At the time American forces still occupied Japan and had a significant role in censoring material they considered anti-western. In this case, the movie’s exploration of arranged marriages initially met this definition, requiring Ozu to have to limit or revise parts of the plot in order to honor their expectations. Nevertheless, the film possesses various suggestions of America’s occupation, such as a massive Coca-Cola in one of the shots before the characters ride their bicycles over the bridge - a bridge whose 30-ton weight capacity is mentioned, referring to the needs of the American caravans that frequently the rode.
Additionally, is that Ozu’s focus on intimate family relationships was actually part of a genre developed by a studio president Shiro Kido of Shoihku Company’s Kamata Film Studios called the shomingeki genre, in which it was hope that urban females would be the primary audience. With Ozu hired early in the studio’s development, working his way up the ladder, he allegedly never left the company, embracing the new genre and adding his own social commentary within it. In some ways it’s kind of a disappointment to learn that this distinct narrative wasn’t Ozu’s creation; in others it’s impressive to think what he did with it. Similar to melodramas back in the States, this genre was embraced by various other filmmakers, but - like Douglas Sirk - it was Ozu who pushed the genre its very limits.

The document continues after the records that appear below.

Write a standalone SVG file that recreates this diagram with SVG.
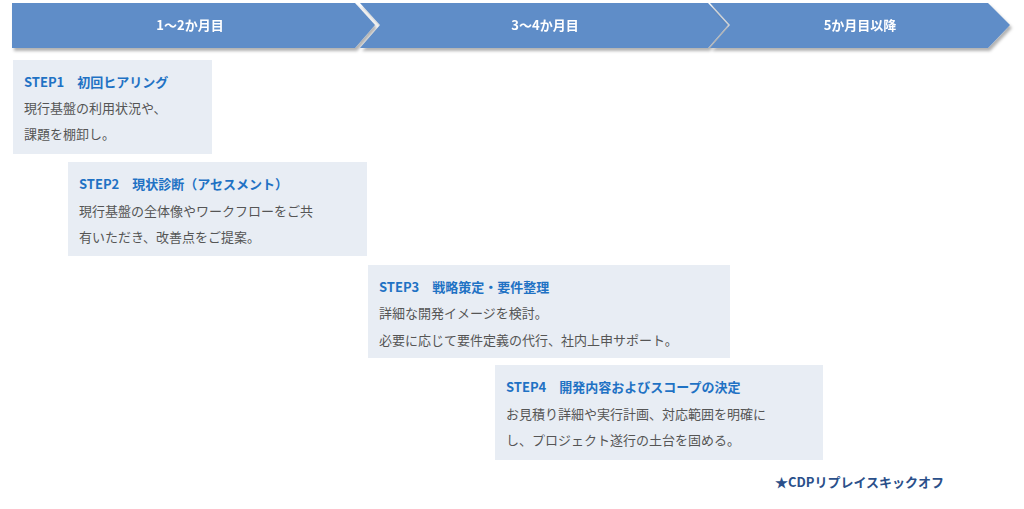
<svg xmlns="http://www.w3.org/2000/svg" width="1024" height="509" viewBox="0 0 1024 509">
<style>
.arr{fill:#5f8dc8}
.ah{fill:#fff;font:bold 13px "Noto Sans CJK JP",sans-serif;text-anchor:middle}
.box{fill:#e8edf4}
.t{fill:#1f72c4;font:bold 13px "Noto Sans CJK JP",sans-serif}
.b{fill:#555;font:13px "Noto Sans CJK JP",sans-serif}
.f{fill:#2a4f8a;font:bold 13px "Noto Sans CJK JP",sans-serif}
</style>
<defs><filter id="sh" x="-5%" y="-20%" width="110%" height="150%"><feDropShadow dx="2" dy="3" stdDeviation="1.5" flood-color="#000" flood-opacity="0.3"/></filter></defs>
<g id="phase1" filter="url(#sh)"><polygon class="arr" points="12,3 355,3 375,25 355,48 12,48"/><text class="ah" x="190" y="30">1〜2か月目</text></g>
<g id="phase2" filter="url(#sh)"><polygon class="arr" points="360,3 708,3 728,25 708,48 360,48 380,25"/><text class="ah" x="545" y="30">3〜4か月目</text></g>
<g id="phase3" filter="url(#sh)"><polygon class="arr" points="710,3 988,3 1010,25 988,48 710,48 730,25"/><text class="ah" x="860" y="30">5か月目以降</text></g>
<g id="step1"><rect class="box" x="13" y="60" width="199" height="94"/><text class="t" x="24" y="87">STEP1　初回ヒアリング</text><text class="b" x="24" y="113">現行基盤の利用状況や、</text><text class="b" x="24" y="139">課題を棚卸し。</text></g>
<g id="step2"><rect class="box" x="68" y="162" width="299" height="94"/><text class="t" x="79" y="189">STEP2　現状診断（アセスメント）</text><text class="b" x="79" y="216">現行基盤の全体像やワークフローをご共</text><text class="b" x="79" y="242">有いただき、改善点をご提案。</text></g>
<g id="step3"><rect class="box" x="368" y="265" width="362" height="93"/><text class="t" x="379" y="292">STEP3　戦略策定・要件整理</text><text class="b" x="379" y="318">詳細な開発イメージを検討。</text><text class="b" x="379" y="345">必要に応じて要件定義の代行、社内上申サポート。</text></g>
<g id="step4"><rect class="box" x="495" y="365" width="328" height="95"/><text class="t" x="506" y="392">STEP4　開発内容およびスコープの決定</text><text class="b" x="506" y="419">お見積り詳細や実行計画、対応範囲を明確に</text><text class="b" x="506" y="445">し、プロジェクト遂行の土台を固める。</text></g>
<g id="footer"><text class="f" x="775" y="487">★CDPリプレイスキックオフ</text></g>
<g id="connectors"/>
</svg>
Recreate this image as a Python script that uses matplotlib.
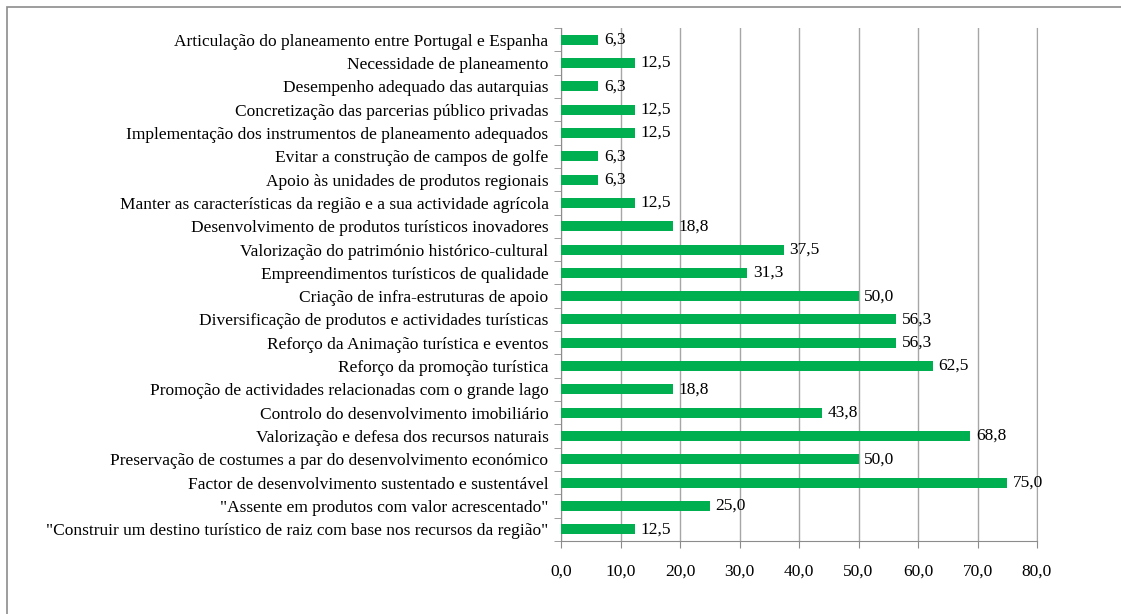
import matplotlib
matplotlib.use("Agg")
from matplotlib import pyplot as plt
from matplotlib.patches import Rectangle
import numpy as np

plt.rcParams['font.family'] = ['Liberation Serif', 'DejaVu Serif']

# categories from bottom to top
categories = [
    '"Construir um destino turístico de raiz com base nos recursos da região"',
    '"Assente em produtos com valor acrescentado"',
    'Factor de desenvolvimento sustentado e sustentável',
    'Preservação de costumes a par do desenvolvimento económico',
    'Valorização e defesa dos recursos naturais',
    'Controlo do desenvolvimento imobiliário',
    'Promoção de actividades relacionadas com o grande lago',
    'Reforço da promoção turística',
    'Reforço da Animação turística e eventos',
    'Diversificação de produtos e actividades turísticas',
    'Criação de infra-estruturas de apoio',
    'Empreendimentos turísticos de qualidade',
    'Valorização do património histórico-cultural',
    'Desenvolvimento de produtos turísticos inovadores',
    'Manter as características da região e a sua actividade agrícola',
    'Apoio às unidades de produtos regionais',
    'Evitar a construção de campos de golfe',
    'Implementação dos instrumentos de planeamento adequados',
    'Concretização das parcerias público privadas',
    'Desempenho adequado das autarquias',
    'Necessidade de planeamento',
    'Articulação do planeamento entre Portugal e Espanha',
]
values = [12.5, 25.0, 75.0, 50.0, 68.8, 43.8, 18.8, 62.5, 56.3, 56.3, 50.0,
          31.3, 37.5, 18.8, 12.5, 6.3, 6.3, 12.5, 12.5, 6.3, 12.5, 6.3]
xticks = [0, 10, 20, 30, 40, 50, 60, 70, 80]

green = '#00B050'
axis_col = '#8C8C8C'
grid_col = '#A6A6A6'
fs = 12.5

fig = plt.figure(figsize=(11.21, 6.14), dpi=100)
ax = fig.add_axes([561/1121, 1 - 541/614, 476/1121, 513/614])

y = np.arange(len(categories))
bars = ax.barh(y, values, height=0.43, color=green, zorder=3)
ax.bar_label(bars, labels=[f'{v:.1f}'.replace('.', ',') for v in values],
             padding=4, fontsize=fs)

ax.set_xlim(0, 80)
ax.set_ylim(-0.5, len(categories) - 0.5)
ax.set_xticks(xticks)
ax.set_xticklabels([f'{t:.1f}'.replace('.', ',') for t in xticks], fontsize=fs)
ax.set_yticks(y)
ax.set_yticklabels(categories, fontsize=fs)
ax.set_yticks(np.arange(len(categories) + 1) - 0.5, minor=True)
ax.tick_params(axis='y', which='major', length=0, pad=9)
ax.tick_params(axis='y', which='minor', length=5, color=axis_col)
ax.tick_params(axis='x', length=5, color=axis_col, pad=11, direction='out')
ax.xaxis.grid(True, color=grid_col, linewidth=1, zorder=0)

ax.spines['top'].set_visible(False)
ax.spines['right'].set_color(grid_col)
for s in ['left', 'bottom']:
    ax.spines[s].set_color(axis_col)

# chart-area border (right and bottom edges fall outside the picture)
fig.patches.append(Rectangle((6.5/1121, -0.05), 1.1, 1 - 7/614 + 0.05,
                             transform=fig.transFigure, fill=False,
                             edgecolor='#8C8C8C', linewidth=1.2))

fig.savefig('out.png', dpi=100)
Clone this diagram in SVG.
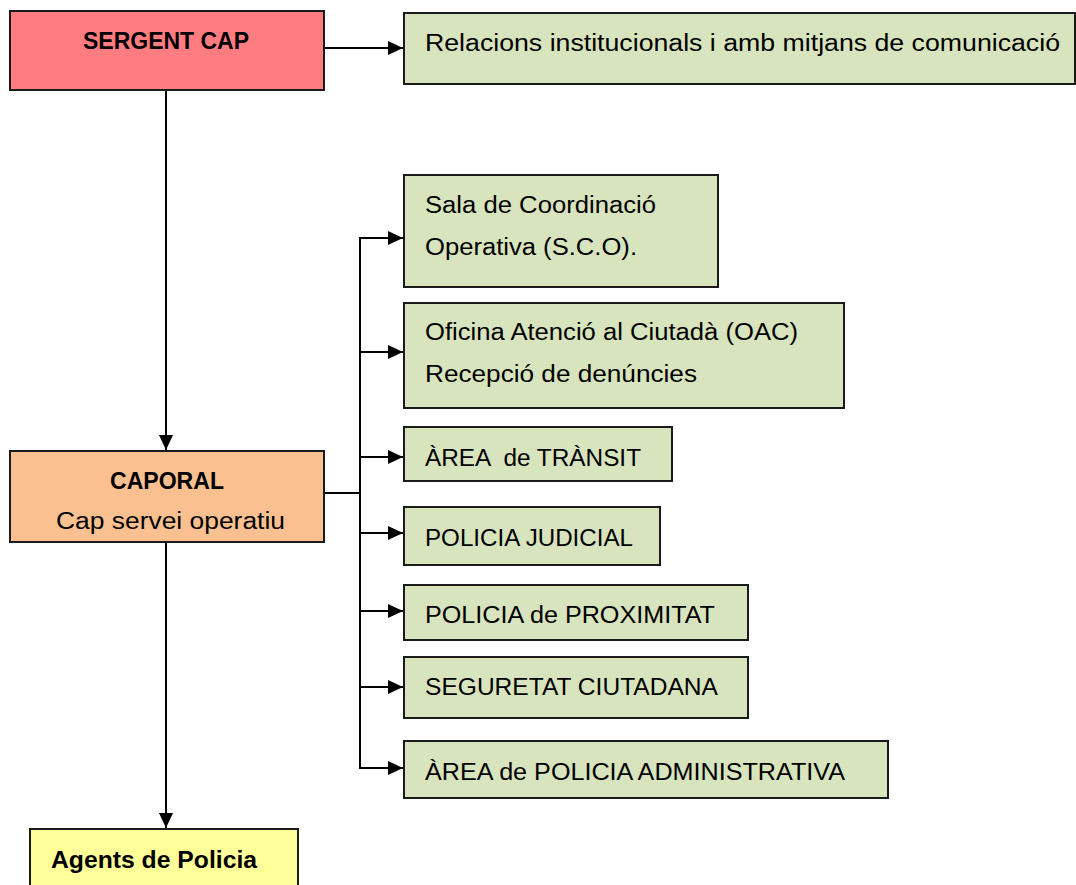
<svg xmlns="http://www.w3.org/2000/svg" width="1076" height="885" viewBox="0 0 1076 885">
<style>
.box{stroke:#1a1a1a;stroke-width:2}
.g{fill:#D7E4BD}
.t{font-family:"Liberation Sans",Arial,sans-serif;font-size:23.5px;fill:#000;white-space:pre}
.b{font-weight:bold}
.c{stroke:#000;stroke-width:2;fill:none}
</style>
<defs>
<marker id="ah" markerWidth="15" markerHeight="14" refX="15" refY="7" orient="auto" markerUnits="userSpaceOnUse">
<path d="M0,0 L15,7 L0,14 Z" fill="#000"/>
</marker>
</defs>
<rect width="1076" height="885" fill="#fff"/>
<g id="connectors">
<line class="c" x1="324" y1="48" x2="403" y2="48" marker-end="url(#ah)"/>
<line class="c" x1="166" y1="90" x2="166" y2="450" marker-end="url(#ah)"/>
<line class="c" x1="166" y1="542" x2="166" y2="828" marker-end="url(#ah)"/>
<polyline class="c" points="324,493 360,493"/>
<line class="c" x1="360" y1="237" x2="360" y2="769"/>
<line class="c" x1="359" y1="238" x2="403" y2="238" marker-end="url(#ah)"/>
<line class="c" x1="360" y1="352" x2="403" y2="352" marker-end="url(#ah)"/>
<line class="c" x1="360" y1="457" x2="403" y2="457" marker-end="url(#ah)"/>
<line class="c" x1="360" y1="533" x2="403" y2="533" marker-end="url(#ah)"/>
<line class="c" x1="360" y1="611" x2="403" y2="611" marker-end="url(#ah)"/>
<line class="c" x1="360" y1="687" x2="403" y2="687" marker-end="url(#ah)"/>
<line class="c" x1="359" y1="768" x2="403" y2="768" marker-end="url(#ah)"/>
</g>
<g id="sergent">
<rect class="box" x="10" y="11" width="314" height="79" fill="#FF7C80"/>
<text class="t b" x="83" y="49" textLength="166" lengthAdjust="spacingAndGlyphs">SERGENT CAP</text>
</g>
<g id="relacions">
<rect class="box g" x="404" y="13" width="671" height="71"/>
<text class="t" x="425" y="51" textLength="635" lengthAdjust="spacingAndGlyphs">Relacions institucionals i amb mitjans de comunicació</text>
</g>
<g id="caporal">
<rect class="box" x="10" y="451" width="314" height="91" fill="#FAC090"/>
<text class="t b" x="110" y="489" textLength="114" lengthAdjust="spacingAndGlyphs">CAPORAL</text>
<text class="t" x="56" y="529" textLength="229" lengthAdjust="spacingAndGlyphs">Cap servei operatiu</text>
</g>
<g id="agents">
<rect class="box" x="30" y="829" width="268" height="60" fill="#FFFF99"/>
<text class="t b" x="51" y="868" textLength="206" lengthAdjust="spacingAndGlyphs">Agents de Policia</text>
</g>
<g id="sco">
<rect class="box g" x="404" y="175" width="314" height="112"/>
<text class="t" x="425" y="213" textLength="231" lengthAdjust="spacingAndGlyphs">Sala de Coordinació</text>
<text class="t" x="425" y="255" textLength="212" lengthAdjust="spacingAndGlyphs">Operativa (S.C.O).</text>
</g>
<g id="oac">
<rect class="box g" x="404" y="303" width="440" height="105"/>
<text class="t" x="425" y="340" textLength="373" lengthAdjust="spacingAndGlyphs">Oficina Atenció al Ciutadà (OAC)</text>
<text class="t" x="425" y="382" textLength="272" lengthAdjust="spacingAndGlyphs">Recepció de denúncies</text>
</g>
<g id="transit">
<rect class="box g" x="404" y="427" width="268" height="54"/>
<text class="t" x="425" y="466" textLength="216" lengthAdjust="spacingAndGlyphs" xml:space="preserve">ÀREA  de TRÀNSIT</text>
</g>
<g id="judicial">
<rect class="box g" x="404" y="507" width="256" height="58"/>
<text class="t" x="425" y="546" textLength="208" lengthAdjust="spacingAndGlyphs">POLICIA JUDICIAL</text>
</g>
<g id="proximitat">
<rect class="box g" x="404" y="585" width="344" height="55"/>
<text class="t" x="425" y="623" textLength="290" lengthAdjust="spacingAndGlyphs">POLICIA de PROXIMITAT</text>
</g>
<g id="seguretat">
<rect class="box g" x="404" y="657" width="344" height="61"/>
<text class="t" x="425" y="695" textLength="293" lengthAdjust="spacingAndGlyphs">SEGURETAT CIUTADANA</text>
</g>
<g id="administrativa">
<rect class="box g" x="404" y="741" width="484" height="57"/>
<text class="t" x="425" y="780" textLength="420" lengthAdjust="spacingAndGlyphs">ÀREA de POLICIA ADMINISTRATIVA</text>
</g>
</svg>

In Sight and Sounds 2012 poll, the film placed 15th as the greatest ever made since the dawn of cinema. Although the film is great, Autumn Afternoon I think is more deserving of the praise, but overall, I think it’s difficult to divide up any of these seasonal films; at least the ones I’ve seen thus far. I assume by the end what I’ll have experienced is an exploration ranging from birth through death, and everything in between. Ozu has the rare gift where, at least with most of his films, if you like one, you will like most, as they’re all so similar in style and tone that to begin ranking them is to diminish the journey they take you on. Each provides a bittersweet conclusion, making you see how quick and frail life is, allowing you to remember that often it’s the small things in life that provide the most meaning. There are very few filmmakers that can profess such seemingly simple things with such depth so powerfully.